Troisièmement : répondre aux questions communautaires des élèves

À ces questions d'école, viennent se rajouter des questions que j'appellerais " communautaires ". À vouloir enfermer la jeunesse dans des quartiers, force est de constater qu'ils se posent des questions. Sont-ils normaux ? Sont-ils français comme tout le monde ?

La réponse est évidemment OUI, mais les questions communautaires prennent de plus en plus une place prépondérante :

- Monsieur, votre nom c'est pas français. Vous venez d'où ?
- Je suis français comme toi.
- Ah mais je le suis pas moi, regardez mon nom.
- Tu es né où ?
- En France.
- Et tes parents ?
- En France.
- Tu es donc français, d'origine étrangère. Tout comme moi. C'est différent notre nationalité et nos origines.

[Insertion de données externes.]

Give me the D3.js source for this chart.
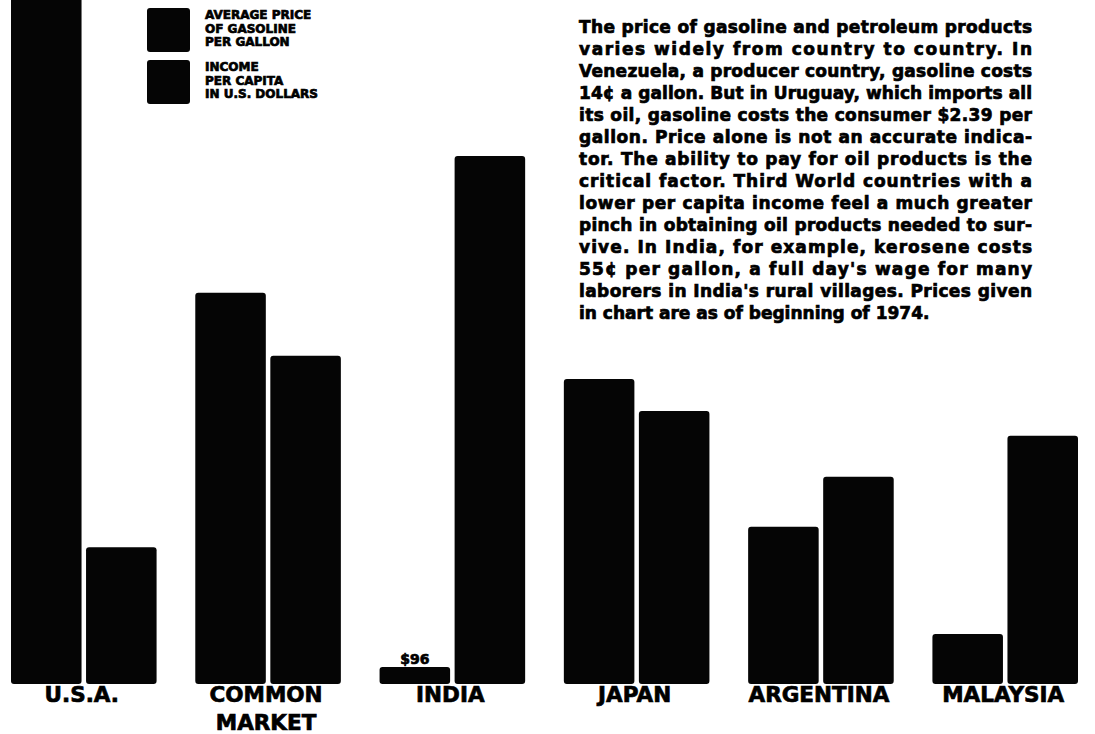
<!DOCTYPE html>
<html>
<head>
<meta charset="utf-8">
<script src="https://cdn.jsdelivr.net/npm/d3@7/dist/d3.min.js"></script>
<style>
  html, body { margin: 0; padding: 0; background: #fff; }
  svg { display: block; }
  text { font-family: "DejaVu Sans", Roboto, sans-serif; font-weight: bold; fill: #000; stroke: #000; stroke-width: 0.7px; }
</style>
</head>
<body>
<svg id="chart" width="1095" height="734"></svg>
<script>
// ---- data (relative bar heights, 0-100 = baseline to top of chart) ----
const countries = ["U.S.A.", "COMMON MARKET", "INDIA", "JAPAN", "ARGENTINA", "MALAYSIA"];
const gasolinePrice = [112, 57.2, 2.5, 44.6, 23.0, 7.3];
const incomePerCapita = [20.0, 48.0, 77.2, 39.9, 30.3, 36.3];
const seriesNames = ["AVERAGE PRICE OF GASOLINE PER GALLON", "INCOME PER CAPITA IN U.S. DOLLARS"];
const legendLines = [["AVERAGE PRICE", "OF GASOLINE", "PER GALLON"], ["INCOME", "PER CAPITA", "IN U.S. DOLLARS"]];
const barLabels = [null, null, "$96", null, null, null]; // label over India's short bar
const paragraph = [
  "The price of gasoline and petroleum products",
  "varies widely from country to country. In",
  "Venezuela, a producer country, gasoline costs",
  "14\u00a2 a gallon. But in Uruguay, which imports all",
  "its oil, gasoline costs the consumer $2.39 per",
  "gallon. Price alone is not an accurate indica-",
  "tor. The ability to pay for oil products is the",
  "critical factor. Third World countries with a",
  "lower per capita income feel a much greater",
  "pinch in obtaining oil products needed to sur-",
  "vive. In India, for example, kerosene costs",
  "55\u00a2 per gallon, a full day's wage for many",
  "laborers in India's rural villages. Prices given",
  "in chart are as of beginning of 1974."
];

const svg = d3.select("#chart");
const baseline = 684;

const x0 = d3.scaleBand().domain(countries).range([11, 1078]).paddingInner(0.21).paddingOuter(0);
const x1 = d3.scaleBand().domain([0, 1]).range([0, x0.bandwidth()]).paddingInner(0.06);
const y = d3.scaleLinear().domain([0, 100]).range([baseline, 0]);

const rows = countries.map((c, i) => ({ c, vals: [gasolinePrice[i], incomePerCapita[i]], label: barLabels[i] }));

const g = svg.append("g");
const grp = g.selectAll("g.country").data(rows).join("g")
  .attr("class", "country")
  .attr("transform", d => `translate(${x0(d.c)},0)`);

grp.selectAll("rect").data(d => d.vals.map((v, k) => ({ v, k }))).join("rect")
  .attr("x", d => x1(d.k))
  .attr("width", x1.bandwidth())
  .attr("y", d => y(d.v))
  .attr("height", d => y(0) - y(d.v))
  .attr("rx", 3)
  .attr("fill", "#050505");

// small value label over India's short bar
grp.filter(d => d.label).append("text")
  .attr("x", x1(0) + x1.bandwidth() / 2)
  .attr("y", d => y(d.vals[0]) - 3)
  .attr("text-anchor", "middle")
  .attr("font-size", 14)
  .text(d => d.label);

// category labels
const labelG = svg.append("g");
rows.forEach(d => {
  const cx = x0(d.c) + x0.bandwidth() / 2 - 2;
  const words = d.c === "COMMON MARKET" ? ["COMMON", "MARKET"] : [d.c];
  words.forEach((w, j) => {
    labelG.append("text")
      .attr("x", cx)
      .attr("y", 702 + j * 28)
      .attr("text-anchor", "middle")
      .attr("font-size", 21.5)
      .attr("stroke-width", 1.2)
      .text(w);
  });
});

// legend
const legend = svg.append("g");
legendLines.forEach((lines, i) => {
  const top = 8 + i * 52;
  legend.append("rect").attr("x", 147).attr("y", top).attr("width", 43).attr("height", 44).attr("rx", 3).attr("fill", "#050505");
  lines.forEach((t, j) => {
    legend.append("text").attr("x", 205).attr("y", top + 11 + j * 13.5)
      .attr("font-size", 12).text(t);
  });
});

// explanatory paragraph (justified)
const para = svg.append("g");
paragraph.forEach((t, i) => {
  const tx = para.append("text")
    .attr("x", 579)
    .attr("y", 33 + i * 22)
    .attr("font-size", 17)
    .text(t);
  if (i < paragraph.length - 1) {
    tx.attr("textLength", 453).attr("lengthAdjust", "spacing");
  }
});
</script>
</body>
</html>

- Monsieur, je serai pas là jeudi, c'est ramadan.
- Non, ce n'est pas le ramadan !
- Qu'est ce que vous en savez, vous êtes pas arabe !
- Et pourquoi je ne serais pas musulman ?
- Ben, ça se voit à votre tête !

Je vous passerez d'autres moments de ma vie quotidienne que j'aime, car je passe outre mon rôle de professeur de mathématiques, et je deviens enseignant. J'explique à mes élèves la différence entre une nationalité, une origine et une religion. J'explique pourquoi j'ai un nom d'origine étrangère, mais je suis quand même français, tout comme eux. Jamais je n'avais remarqué cet afflux de questions communautaires, et jamais je n'ai été aussi choqué de les entendre. La politique et les mots des politiciens en sont pour partis responsables. Je n'épiloguerai pas sur ce sujet et je vous renvoie à l'excellent numéro de Libération écrit pas le Bondy Blog (Lundi 26 Octobre)

La politique française, depuis des décennies, à décidé de délaisser une partie de ses citoyens. La politique française, depuis des décennies, a décidé de délaisser sa jeunesse. Il est normal qu'en 2015, un jeune de banlieue se sente seul, démuni face à son futur. Venant d'une famille de banlieue, j'ai vu l'évolution de ces quartiers tout au long de ma jeunesse. Et je dois bien avouer que cela me rend triste. Je ne sais comment, en tant qu'enseignant, je peux redonner le moral à cette jeunesse, à ces banlieues décriées à tort par les médias et les politiciens. Mais je suis probablement en train d'outrepasser mon rôle d'enseignant ....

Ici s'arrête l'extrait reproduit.